The pain they caused is serious and shouldn’t be dismissed. I probably won’t ever think of them in a way that erases their bigotry. Nor will I consider them my closest allies or among those who influence me. But perhaps French’s embrace of a church that loves its neighbors will move him to love his queer neighbors. Maybe Brooks’s embrace of civic uprising will lead him to repent of when he expressed contempt toward campus and civil uprisings. And perhaps the legacy of Pope Francis will be a more welcoming Catholic Church.
I know my softened heart may be labeled as soft or selling out. I’m ready for that feedback and, frankly, I understand it. Part of coming of age is finding your people, finding your community, and dwelling with like-minded people that can give you the space to tend to your wounds and feel appreciation, validation and celebration. Movement-building can lead to safe places in a world that is dangerous. The bonding we may experience in political solidarity is valuable, but it’s not the end goal.
The other side of movement building is organizing for a better future.
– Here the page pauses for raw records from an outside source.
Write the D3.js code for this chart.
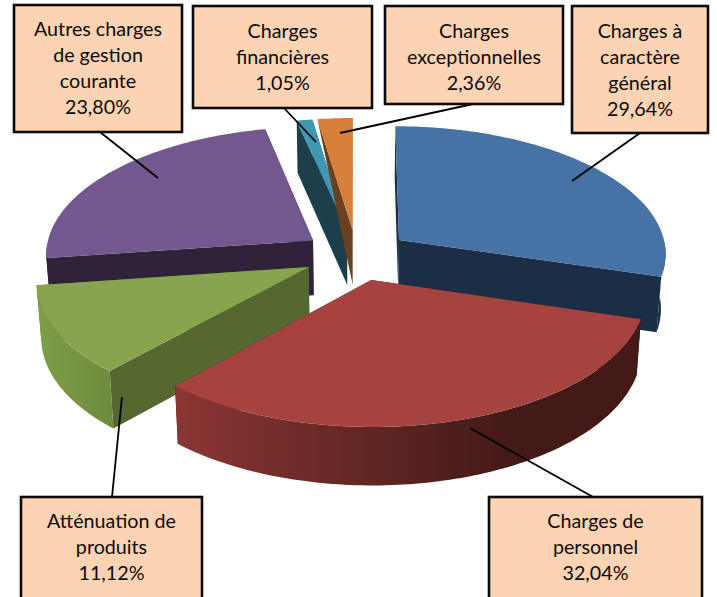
<!DOCTYPE html>
<html><head><meta charset="utf-8">
<script src="https://cdn.jsdelivr.net/npm/d3@7"></script>
<style>html,body{margin:0;padding:0;background:#fff;overflow:hidden}svg{display:block}</style>
</head><body><svg id="c" width="717" height="597"></svg>
<script>
const categories = ["Charges à caractère général","Charges de personnel","Atténuation de produits","Autres charges de gestion courante","Charges financières","Charges exceptionnelles"];
const values = [29.64,32.04,11.12,23.80,1.05,2.36];
const labelLines = [["Charges à","caractère","général"],["Charges de","personnel"],["Atténuation de","produits"],["Autres charges","de gestion","courante"],["Charges","financières"],["Charges","exceptionnelles"]];
const topColors  = ["#4672a6","#a64340","#88a44e","#72588e","#3f97b1","#d7803a"];
const wallColors = ["#1b2e45","#431a18","#556830","#2e2339","#1c3f4b","#6b4020"];
const arcFrom    = ["#1b2e45","#8a3634","#7f9e47","#2e2339","#1c3f4b","#6b4020"];
const arcTo      = ["#1b2e45","#431a18","#6f8c3e","#2e2339","#1c3f4b","#6b4020"];

const W=717,H=597;
const geo={cx:356.5,cy:255,rx:268,ry:127.5,k:0.097,e:0.2,depth:55,shrink:0.985};
const boxes=[
 {x:572,y:6,w:136,h:127,base:38,to:[[640,133],[572,181]]},
 {x:489,y:497,w:213,h:130,base:528,to:[[593,497],[470,428]]},
 {x:21,y:497,w:181,h:130,base:528,to:[[112,497],[122,397]]},
 {x:14,y:5,w:168,h:127,base:36,to:[[100,132],[158,178]]},
 {x:193,y:6,w:179,h:102,base:38,to:[[284,108],[316,142]]},
 {x:385,y:6,w:178,h:98,base:38,to:[[473,104],[340,133]]}
];
const drawOrder=[3,4,5,2,0,1];
const taperedWall=5;

const svg=d3.select("#c");
const defs=svg.append("defs");
const arcs=d3.pie().sort(null).value(d=>d).startAngle(0).endAngle(2*Math.PI)(values);
const line=d3.line();

function project(a,mid,r,z){
  const X=geo.e*Math.sin(mid)+r*Math.sin(a), Y=-(geo.e*Math.cos(mid)+r*Math.cos(a));
  const s=1/(1-geo.k*Y), q=z?geo.shrink:1;
  return [geo.cx+geo.rx*X*s*q, geo.cy+geo.ry*Y*s+(z?geo.depth*Math.sqrt(s):0)];
}
function angles(d){
  const n=Math.max(4,Math.ceil((d.endAngle-d.startAngle)/0.02));
  return d3.range(n+1).map(i=>d.startAngle+(d.endAngle-d.startAngle)*i/n);
}
const closed=p=>line(p)+"Z";

drawOrder.forEach(i=>{
  const d=arcs[i], m=(d.startAngle+d.endAngle)/2, g=svg.append("g");
  const as=angles(d);
  const top=as.map(a=>project(a,m,1,false));
  const a0=project(0,m,0,false), a1=project(0,m,0,true);
  const e0=project(d.startAngle,m,1,true), e1=project(d.endAngle,m,1,true);
  // radial walls
  g.append("path").attr("d",closed(i===taperedWall?[a0,top[0],a1]:[a0,top[0],e0,a1])).attr("fill",wallColors[i]);
  g.append("path").attr("d",closed([a0,top[top.length-1],e1,a1])).attr("fill",wallColors[i]);
  // outer curved wall (front-facing part of the rim only)
  const front=as.filter(a=>Math.cos(a)<0);
  if(front.length>1){
    const ft=front.map(a=>project(a,m,1,false)), fb=front.map(a=>project(a,m,1,true));
    const xs=ft.map(p=>p[0]), gid="w"+i;
    const lg=defs.append("linearGradient").attr("id",gid).attr("gradientUnits","userSpaceOnUse")
      .attr("x1",d3.min(xs)).attr("x2",i===1?d3.min(xs)+330:d3.max(xs)).attr("y1",0).attr("y2",0);
    lg.append("stop").attr("offset",0).attr("stop-color",arcFrom[i]);
    lg.append("stop").attr("offset",1).attr("stop-color",arcTo[i]);
    g.append("path").attr("d",closed(ft.concat(fb.slice().reverse()))).attr("fill",`url(#${gid})`);
  }
  // top face
  g.append("path").attr("d",closed([a0].concat(top))).attr("fill",topColors[i]);
});

// leader lines and label boxes
categories.forEach((c,i)=>{
  svg.append("path").attr("d",line(boxes[i].to)).attr("stroke","#000").attr("stroke-width",1.8).attr("fill","none");
});
categories.forEach((c,i)=>{
  const b=boxes[i], g=svg.append("g").attr("data-name",c);
  g.append("rect").attr("x",b.x).attr("y",b.y).attr("width",b.w).attr("height",b.h)
    .attr("fill","#fcd3b3").attr("stroke","#0a0a0a").attr("stroke-width",2.6);
  const rows=labelLines[i].concat([d3.format(".2f")(values[i]).replace(".",",")+"%"]);
  g.selectAll("text").data(rows).join("text")
    .attr("x",b.x+b.w/2).attr("y",(t,j)=>b.base+j*26)
    .attr("text-anchor","middle").attr("font-family","Lato, 'Open Sans', sans-serif")
    .attr("font-size",19.7).attr("fill","#0c0c0c").text(t=>t);
});
</script></body></html>
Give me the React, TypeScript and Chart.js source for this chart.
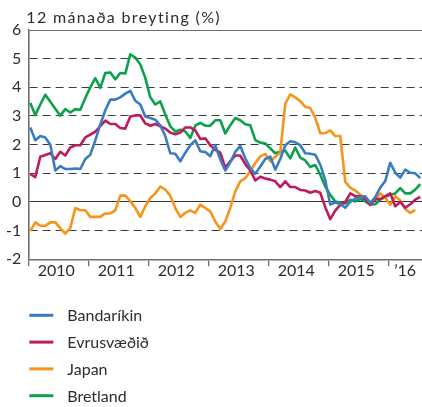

Building a movement means welcoming people, despite their flaws and growth edges. Not only does this allow us to humbly accept our shortcomings, it gives people a chance to be a part of something bigger than they are, and perhaps change and grow in other ways.
I won’t hold my breath for these pundits and leaders to completely metamorphosize, but then again, I didn’t think I’d ever grow old enough to hear David Brooks quote Marx. I’m not sure I’d ever hear French preach a Gospel against the culture-war-saturated one he preached for years. And I didn’t think I’d hear a Catholic Pope express compassion toward queer people. Sure, they all have more growth to do. And so do I. And as we all welcome the chance to grow more fully into who God has made us to be, I want to welcome others along the journey and also take the victories that I can.
I think the way to approach people like Brooks, French and Francis is not to look for full agreement but to find those places where you can work together. We are all in the process of growing and changing. Freire calls it our "unfinishedness." The key in working for change is to find the place we can work together, and make he most of it where and when we can. And at the same time realize we too have much growing yet to do. I know I do.